** Start of Dataset excerpt **

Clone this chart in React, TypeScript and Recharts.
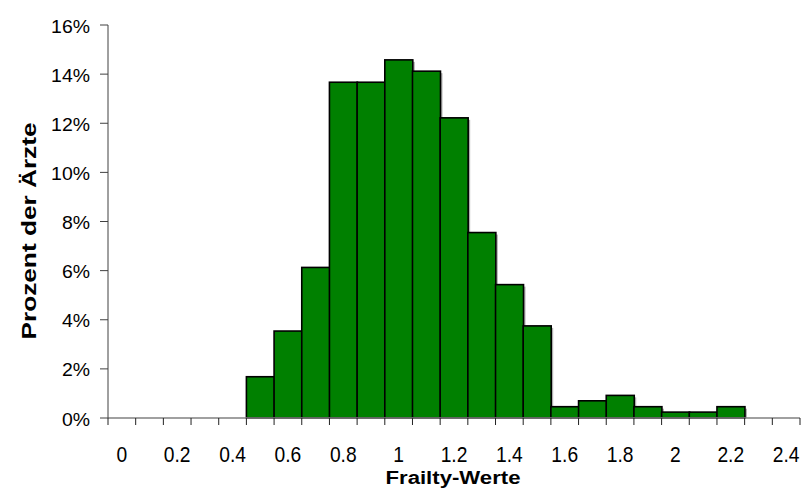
import React from "react";
import { BarChart, Bar, XAxis, YAxis } from "recharts";

// Frailty-Klassen (Kategorien) und Anteil der Ärzte in Prozent
const frailtyLabels = [
    "0", "0.1", "0.2", "0.3", "0.4", "0.5", "0.6", "0.7", "0.8", "0.9",
    "1", "1.1", "1.2", "1.3", "1.4", "1.5", "1.6", "1.7", "1.8", "1.9",
    "2", "2.1", "2.2", "2.3", "2.4",
];
const prozentAerzte = [
    0, 0, 0, 0, 0, 1.68, 3.54, 6.13, 13.67, 13.67,
    14.58, 14.12, 12.22, 7.55, 5.43, 3.75, 0.46, 0.7, 0.92, 0.46,
    0.24, 0.24, 0.46, 0, 0,
];
const yTicks = [0, 2, 4, 6, 8, 10, 12, 14, 16];

const data = frailtyLabels.map((label, i) => ({
    label,
    prozent: prozentAerzte[i],
}));

const W = 801;
const H = 489;
const LEFT = 108;
const RIGHT = 1;
const TOP = 25;
const BOTTOM_AXIS = 71;
const BAND = (W - LEFT - RIGHT) / frailtyLabels.length;
const FONT = "'Liberation Sans', Arial, sans-serif";

const XTick = (props: any) => {
    const { x, y, payload, index } = props;
    const i = payload?.index ?? index;
    const last = i === frailtyLabels.length - 1;
    return (
        <g>
            <line x1={x - BAND / 2} x2={x - BAND / 2} y1={y} y2={y + 7} stroke="#222" strokeWidth={1} />
            {last && (
                <line x1={x + BAND / 2} x2={x + BAND / 2} y1={y} y2={y + 7} stroke="#222" strokeWidth={1} />
            )}
            {i % 2 === 0 && (
                <text
                    transform={`translate(${x}, ${y + 44}) scale(1.04, 1.22)`}
                    textAnchor="middle"
                    fontSize={18.5}
                    fontFamily={FONT}
                    fill="#000"
                >
                    {payload.value}
                </text>
            )}
        </g>
    );
};

const YTick = (props: any) => {
    const { y, payload } = props;
    return (
        <text
            transform={`translate(90, ${y + 7.5}) scale(1.08, 1)`}
            textAnchor="end"
            fontSize={18}
            fontFamily={FONT}
            fill="#000"
        >
            {`${payload.value}%`}
        </text>
    );
};

const ShadowBar = (props: any) => {
    const { x, y, width, height } = props;
    if (!height || height <= 0) return null;
    return (
        <g>
            <rect x={x + 2} y={y + 2} width={width} height={height - 2} fill="#b0b0b0" />
            <rect x={x} y={y} width={width} height={height} fill="#008000" stroke="#000" strokeWidth={1.6} />
        </g>
    );
};

const App: React.FC = () => {
    return (
        <div style={{ position: "absolute", left: 0, top: 0, width: W, height: H, background: "#fff" }}>
            <BarChart
                width={W}
                height={H}
                data={data}
                margin={{ top: TOP, right: RIGHT, left: 0, bottom: 0 }}
                barCategoryGap={0}
                barGap={0}
            >
                <XAxis
                    dataKey="label"
                    interval={0}
                    height={BOTTOM_AXIS}
                    tickLine={false}
                    tickSize={0}
                    tickMargin={0}
                    axisLine={{ stroke: "#808080", strokeWidth: 1.5 }}
                    tick={<XTick />}
                />
                <YAxis
                    width={LEFT}
                    domain={[0, 16]}
                    ticks={yTicks}
                    interval={0}
                    tickSize={8}
                    axisLine={{ stroke: "#404040", strokeWidth: 1 }}
                    tickLine={{ stroke: "#404040", strokeWidth: 1 }}
                    tick={<YTick />}
                />
                <Bar dataKey="prozent" shape={<ShadowBar />} isAnimationActive={false} />
                <text
                    x={453}
                    y={484}
                    textAnchor="middle"
                    fontSize={18}
                    fontWeight="bold"
                    fontFamily={FONT}
                    textLength={135}
                    lengthAdjust="spacingAndGlyphs"
                >
                    Frailty-Werte
                </text>
                <text
                    transform="translate(36, 231) rotate(-90)"
                    textAnchor="middle"
                    fontSize={21}
                    fontWeight="bold"
                    fontFamily={FONT}
                    textLength={217}
                    lengthAdjust="spacingAndGlyphs"
                >
                    Prozent der Ärzte
                </text>
            </BarChart>
        </div>
    );
};

export default App;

** End of Dataset excerpt **

- _Written problem_
Quote the listing above in full, except for the pictures.

- _Task response_
Clone this chart in React, TypeScript and Recharts.
import React from "react";
import { BarChart, Bar, XAxis, YAxis } from "recharts";

// Frailty-Klassen (Kategorien) und Anteil der Ärzte in Prozent
const frailtyLabels = [
    "0", "0.1", "0.2", "0.3", "0.4", "0.5", "0.6", "0.7", "0.8", "0.9",
    "1", "1.1", "1.2", "1.3", "1.4", "1.5", "1.6", "1.7", "1.8", "1.9",
    "2", "2.1", "2.2", "2.3", "2.4",
];
const prozentAerzte = [
    0, 0, 0, 0, 0, 1.68, 3.54, 6.13, 13.67, 13.67,
    14.58, 14.12, 12.22, 7.55, 5.43, 3.75, 0.46, 0.7, 0.92, 0.46,
    0.24, 0.24, 0.46, 0, 0,
];
const yTicks = [0, 2, 4, 6, 8, 10, 12, 14, 16];

const data = frailtyLabels.map((label, i) => ({
    label,
    prozent: prozentAerzte[i],
}));

const W = 801;
const H = 489;
const LEFT = 108;
const RIGHT = 1;
const TOP = 25;
const BOTTOM_AXIS = 71;
const BAND = (W - LEFT - RIGHT) / frailtyLabels.length;
const FONT = "'Liberation Sans', Arial, sans-serif";

const XTick = (props: any) => {
    const { x, y, payload, index } = props;
    const i = payload?.index ?? index;
    const last = i === frailtyLabels.length - 1;
    return (
        <g>
            <line x1={x - BAND / 2} x2={x - BAND / 2} y1={y} y2={y + 7} stroke="#222" strokeWidth={1} />
            {last && (
                <line x1={x + BAND / 2} x2={x + BAND / 2} y1={y} y2={y + 7} stroke="#222" strokeWidth={1} />
            )}
            {i % 2 === 0 && (
                <text
                    transform={`translate(${x}, ${y + 44}) scale(1.04, 1.22)`}
                    textAnchor="middle"
                    fontSize={18.5}
                    fontFamily={FONT}
                    fill="#000"
                >
                    {payload.value}
                </text>
            )}
        </g>
    );
};

const YTick = (props: any) => {
    const { y, payload } = props;
    return (
        <text
            transform={`translate(90, ${y + 7.5}) scale(1.08, 1)`}
            textAnchor="end"
            fontSize={18}
            fontFamily={FONT}
            fill="#000"
        >
            {`${payload.value}%`}
        </text>
    );
};

const ShadowBar = (props: any) => {
    const { x, y, width, height } = props;
    if (!height || height <= 0) return null;
    return (
        <g>
            <rect x={x + 2} y={y + 2} width={width} height={height - 2} fill="#b0b0b0" />
            <rect x={x} y={y} width={width} height={height} fill="#008000" stroke="#000" strokeWidth={1.6} />
        </g>
    );
};

const App: React.FC = () => {
    return (
        <div style={{ position: "absolute", left: 0, top: 0, width: W, height: H, background: "#fff" }}>
            <BarChart
                width={W}
                height={H}
                data={data}
                margin={{ top: TOP, right: RIGHT, left: 0, bottom: 0 }}
                barCategoryGap={0}
                barGap={0}
            >
                <XAxis
                    dataKey="label"
                    interval={0}
                    height={BOTTOM_AXIS}
                    tickLine={false}
                    tickSize={0}
                    tickMargin={0}
                    axisLine={{ stroke: "#808080", strokeWidth: 1.5 }}
                    tick={<XTick />}
                />
                <YAxis
                    width={LEFT}
                    domain={[0, 16]}
                    ticks={yTicks}
                    interval={0}
                    tickSize={8}
                    axisLine={{ stroke: "#404040", strokeWidth: 1 }}
                    tickLine={{ stroke: "#404040", strokeWidth: 1 }}
                    tick={<YTick />}
                />
                <Bar dataKey="prozent" shape={<ShadowBar />} isAnimationActive={false} />
                <text
                    x={453}
                    y={484}
                    textAnchor="middle"
                    fontSize={18}
                    fontWeight="bold"
                    fontFamily={FONT}
                    textLength={135}
                    lengthAdjust="spacingAndGlyphs"
                >
                    Frailty-Werte
                </text>
                <text
                    transform="translate(36, 231) rotate(-90)"
                    textAnchor="middle"
                    fontSize={21}
                    fontWeight="bold"
                    fontFamily={FONT}
                    textLength={217}
                    lengthAdjust="spacingAndGlyphs"
                >
                    Prozent der Ärzte
                </text>
            </BarChart>
        </div>
    );
};

export default App;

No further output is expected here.